(Records with drawing code)
# # #

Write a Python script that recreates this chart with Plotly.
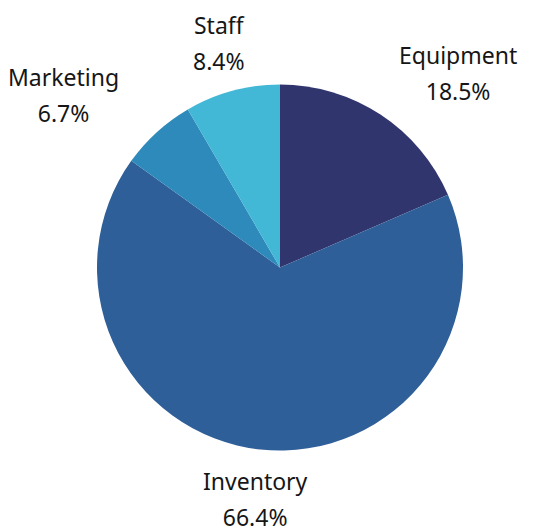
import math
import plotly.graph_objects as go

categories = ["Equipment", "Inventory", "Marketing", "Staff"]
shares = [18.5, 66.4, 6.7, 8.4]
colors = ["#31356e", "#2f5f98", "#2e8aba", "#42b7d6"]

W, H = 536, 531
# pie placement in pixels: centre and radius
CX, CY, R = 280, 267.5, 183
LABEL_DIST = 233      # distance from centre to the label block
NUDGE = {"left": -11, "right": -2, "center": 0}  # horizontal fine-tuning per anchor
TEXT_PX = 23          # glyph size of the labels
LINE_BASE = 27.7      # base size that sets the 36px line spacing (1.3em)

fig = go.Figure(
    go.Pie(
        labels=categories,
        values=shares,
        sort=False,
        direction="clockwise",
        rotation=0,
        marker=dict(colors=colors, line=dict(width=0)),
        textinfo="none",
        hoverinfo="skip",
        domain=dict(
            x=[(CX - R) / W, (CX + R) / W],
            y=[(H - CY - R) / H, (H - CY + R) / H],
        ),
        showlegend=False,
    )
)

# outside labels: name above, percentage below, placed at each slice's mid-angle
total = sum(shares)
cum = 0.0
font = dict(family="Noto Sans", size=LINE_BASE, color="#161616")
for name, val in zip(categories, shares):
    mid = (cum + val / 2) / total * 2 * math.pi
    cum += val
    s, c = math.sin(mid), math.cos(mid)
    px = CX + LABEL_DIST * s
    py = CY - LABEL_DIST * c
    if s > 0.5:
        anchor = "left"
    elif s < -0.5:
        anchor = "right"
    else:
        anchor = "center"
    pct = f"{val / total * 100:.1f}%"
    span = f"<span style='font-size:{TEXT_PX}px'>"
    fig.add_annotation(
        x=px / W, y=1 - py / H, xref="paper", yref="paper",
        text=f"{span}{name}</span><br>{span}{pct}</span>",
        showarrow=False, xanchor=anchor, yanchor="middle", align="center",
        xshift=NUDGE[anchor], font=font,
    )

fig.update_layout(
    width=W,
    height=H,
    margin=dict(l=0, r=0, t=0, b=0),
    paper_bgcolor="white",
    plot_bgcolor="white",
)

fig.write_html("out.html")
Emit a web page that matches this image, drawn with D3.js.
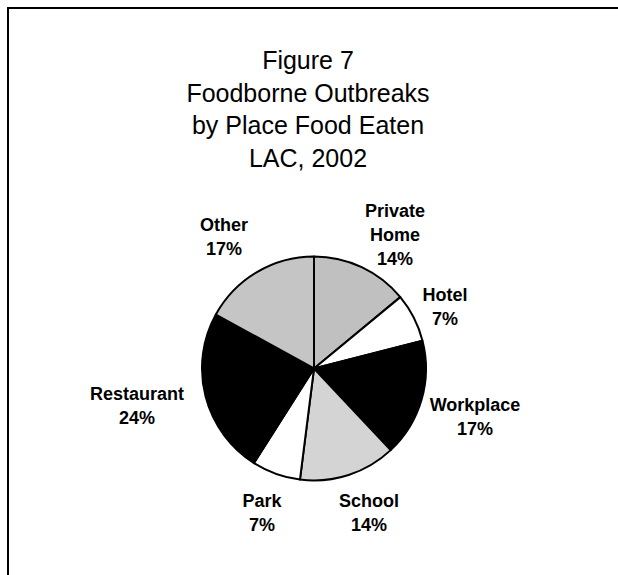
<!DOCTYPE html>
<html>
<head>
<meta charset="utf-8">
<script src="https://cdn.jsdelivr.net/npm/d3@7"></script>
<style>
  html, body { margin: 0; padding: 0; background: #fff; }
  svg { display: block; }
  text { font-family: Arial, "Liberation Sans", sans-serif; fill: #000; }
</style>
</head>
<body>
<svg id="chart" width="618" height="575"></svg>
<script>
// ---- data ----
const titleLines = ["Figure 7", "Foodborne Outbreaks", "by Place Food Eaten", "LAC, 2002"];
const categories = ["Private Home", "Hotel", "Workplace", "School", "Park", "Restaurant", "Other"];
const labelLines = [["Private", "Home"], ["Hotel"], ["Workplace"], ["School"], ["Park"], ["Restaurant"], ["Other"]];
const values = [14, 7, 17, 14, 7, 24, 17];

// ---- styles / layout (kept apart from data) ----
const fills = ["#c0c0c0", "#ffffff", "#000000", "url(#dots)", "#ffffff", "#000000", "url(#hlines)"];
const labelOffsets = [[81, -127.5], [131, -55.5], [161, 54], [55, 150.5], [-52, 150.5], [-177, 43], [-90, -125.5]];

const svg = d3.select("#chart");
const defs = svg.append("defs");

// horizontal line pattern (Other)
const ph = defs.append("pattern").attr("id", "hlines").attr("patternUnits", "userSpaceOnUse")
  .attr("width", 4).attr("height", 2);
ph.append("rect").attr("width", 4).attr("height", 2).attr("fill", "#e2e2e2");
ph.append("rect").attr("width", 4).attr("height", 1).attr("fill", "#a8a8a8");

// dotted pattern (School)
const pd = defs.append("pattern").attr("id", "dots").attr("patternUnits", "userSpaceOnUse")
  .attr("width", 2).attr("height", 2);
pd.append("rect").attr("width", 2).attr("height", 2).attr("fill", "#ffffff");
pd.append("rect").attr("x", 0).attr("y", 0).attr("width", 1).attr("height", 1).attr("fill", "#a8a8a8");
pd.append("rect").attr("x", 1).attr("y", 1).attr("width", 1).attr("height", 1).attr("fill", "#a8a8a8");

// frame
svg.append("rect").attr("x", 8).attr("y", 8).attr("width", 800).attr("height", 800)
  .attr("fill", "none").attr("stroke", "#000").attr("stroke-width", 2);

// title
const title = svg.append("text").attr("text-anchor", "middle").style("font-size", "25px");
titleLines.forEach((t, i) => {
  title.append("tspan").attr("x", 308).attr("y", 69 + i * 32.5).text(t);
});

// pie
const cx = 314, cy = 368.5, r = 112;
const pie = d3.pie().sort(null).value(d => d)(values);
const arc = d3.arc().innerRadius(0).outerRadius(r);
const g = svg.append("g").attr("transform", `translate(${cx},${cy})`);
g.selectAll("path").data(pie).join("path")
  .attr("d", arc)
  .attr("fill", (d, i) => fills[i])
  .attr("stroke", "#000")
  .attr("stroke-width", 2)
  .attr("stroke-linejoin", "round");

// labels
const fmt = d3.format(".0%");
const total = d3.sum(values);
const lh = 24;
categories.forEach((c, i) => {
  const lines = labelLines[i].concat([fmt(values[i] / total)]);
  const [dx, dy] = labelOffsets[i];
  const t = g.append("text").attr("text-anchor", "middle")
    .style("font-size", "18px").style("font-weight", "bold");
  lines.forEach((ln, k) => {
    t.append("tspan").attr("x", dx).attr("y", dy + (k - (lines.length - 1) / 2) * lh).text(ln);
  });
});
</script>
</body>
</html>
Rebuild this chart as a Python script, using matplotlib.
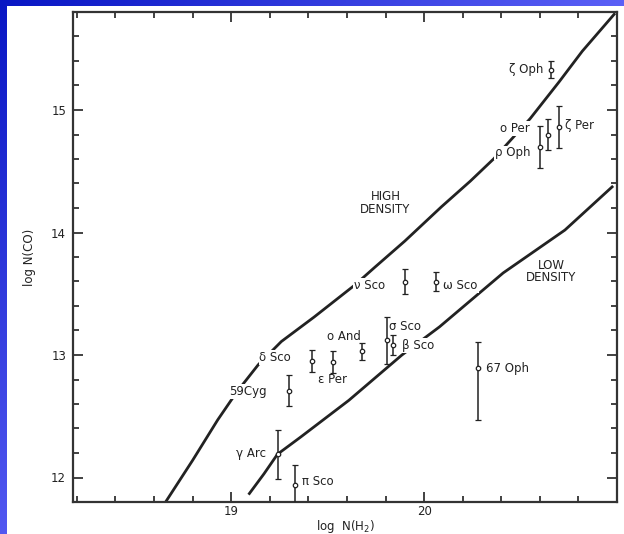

# # #

*WRITTEN EXERCISE*: Reproduce the material in full, word for word, and omit the pictures.

*TASK RESPONSE*:
Write a Python script that recreates this chart with Plotly.
import math
import plotly.graph_objects as go

categories = ["Equipment", "Inventory", "Marketing", "Staff"]
shares = [18.5, 66.4, 6.7, 8.4]
colors = ["#31356e", "#2f5f98", "#2e8aba", "#42b7d6"]

W, H = 536, 531
# pie placement in pixels: centre and radius
CX, CY, R = 280, 267.5, 183
LABEL_DIST = 233      # distance from centre to the label block
NUDGE = {"left": -11, "right": -2, "center": 0}  # horizontal fine-tuning per anchor
TEXT_PX = 23          # glyph size of the labels
LINE_BASE = 27.7      # base size that sets the 36px line spacing (1.3em)

fig = go.Figure(
    go.Pie(
        labels=categories,
        values=shares,
        sort=False,
        direction="clockwise",
        rotation=0,
        marker=dict(colors=colors, line=dict(width=0)),
        textinfo="none",
        hoverinfo="skip",
        domain=dict(
            x=[(CX - R) / W, (CX + R) / W],
            y=[(H - CY - R) / H, (H - CY + R) / H],
        ),
        showlegend=False,
    )
)

# outside labels: name above, percentage below, placed at each slice's mid-angle
total = sum(shares)
cum = 0.0
font = dict(family="Noto Sans", size=LINE_BASE, color="#161616")
for name, val in zip(categories, shares):
    mid = (cum + val / 2) / total * 2 * math.pi
    cum += val
    s, c = math.sin(mid), math.cos(mid)
    px = CX + LABEL_DIST * s
    py = CY - LABEL_DIST * c
    if s > 0.5:
        anchor = "left"
    elif s < -0.5:
        anchor = "right"
    else:
        anchor = "center"
    pct = f"{val / total * 100:.1f}%"
    span = f"<span style='font-size:{TEXT_PX}px'>"
    fig.add_annotation(
        x=px / W, y=1 - py / H, xref="paper", yref="paper",
        text=f"{span}{name}</span><br>{span}{pct}</span>",
        showarrow=False, xanchor=anchor, yanchor="middle", align="center",
        xshift=NUDGE[anchor], font=font,
    )

fig.update_layout(
    width=W,
    height=H,
    margin=dict(l=0, r=0, t=0, b=0),
    paper_bgcolor="white",
    plot_bgcolor="white",
)

fig.write_html("out.html")
Emit a web page that matches this image, drawn with D3.js.
<!DOCTYPE html>
<html>
<head>
<meta charset="utf-8">
<script src="https://cdn.jsdelivr.net/npm/d3@7"></script>
<style>
  html, body { margin: 0; padding: 0; background: #fff; }
  svg { display: block; }
  text { font-family: Arial, "Liberation Sans", sans-serif; fill: #000; }
</style>
</head>
<body>
<svg id="chart" width="618" height="575"></svg>
<script>
// ---- data ----
const titleLines = ["Figure 7", "Foodborne Outbreaks", "by Place Food Eaten", "LAC, 2002"];
const categories = ["Private Home", "Hotel", "Workplace", "School", "Park", "Restaurant", "Other"];
const labelLines = [["Private", "Home"], ["Hotel"], ["Workplace"], ["School"], ["Park"], ["Restaurant"], ["Other"]];
const values = [14, 7, 17, 14, 7, 24, 17];

// ---- styles / layout (kept apart from data) ----
const fills = ["#c0c0c0", "#ffffff", "#000000", "url(#dots)", "#ffffff", "#000000", "url(#hlines)"];
const labelOffsets = [[81, -127.5], [131, -55.5], [161, 54], [55, 150.5], [-52, 150.5], [-177, 43], [-90, -125.5]];

const svg = d3.select("#chart");
const defs = svg.append("defs");

// horizontal line pattern (Other)
const ph = defs.append("pattern").attr("id", "hlines").attr("patternUnits", "userSpaceOnUse")
  .attr("width", 4).attr("height", 2);
ph.append("rect").attr("width", 4).attr("height", 2).attr("fill", "#e2e2e2");
ph.append("rect").attr("width", 4).attr("height", 1).attr("fill", "#a8a8a8");

// dotted pattern (School)
const pd = defs.append("pattern").attr("id", "dots").attr("patternUnits", "userSpaceOnUse")
  .attr("width", 2).attr("height", 2);
pd.append("rect").attr("width", 2).attr("height", 2).attr("fill", "#ffffff");
pd.append("rect").attr("x", 0).attr("y", 0).attr("width", 1).attr("height", 1).attr("fill", "#a8a8a8");
pd.append("rect").attr("x", 1).attr("y", 1).attr("width", 1).attr("height", 1).attr("fill", "#a8a8a8");

// frame
svg.append("rect").attr("x", 8).attr("y", 8).attr("width", 800).attr("height", 800)
  .attr("fill", "none").attr("stroke", "#000").attr("stroke-width", 2);

// title
const title = svg.append("text").attr("text-anchor", "middle").style("font-size", "25px");
titleLines.forEach((t, i) => {
  title.append("tspan").attr("x", 308).attr("y", 69 + i * 32.5).text(t);
});

// pie
const cx = 314, cy = 368.5, r = 112;
const pie = d3.pie().sort(null).value(d => d)(values);
const arc = d3.arc().innerRadius(0).outerRadius(r);
const g = svg.append("g").attr("transform", `translate(${cx},${cy})`);
g.selectAll("path").data(pie).join("path")
  .attr("d", arc)
  .attr("fill", (d, i) => fills[i])
  .attr("stroke", "#000")
  .attr("stroke-width", 2)
  .attr("stroke-linejoin", "round");

// labels
const fmt = d3.format(".0%");
const total = d3.sum(values);
const lh = 24;
categories.forEach((c, i) => {
  const lines = labelLines[i].concat([fmt(values[i] / total)]);
  const [dx, dy] = labelOffsets[i];
  const t = g.append("text").attr("text-anchor", "middle")
    .style("font-size", "18px").style("font-weight", "bold");
  lines.forEach((ln, k) => {
    t.append("tspan").attr("x", dx).attr("y", dy + (k - (lines.length - 1) / 2) * lh).text(ln);
  });
});
</script>
</body>
</html>
Rebuild this chart as a Python script, using matplotlib.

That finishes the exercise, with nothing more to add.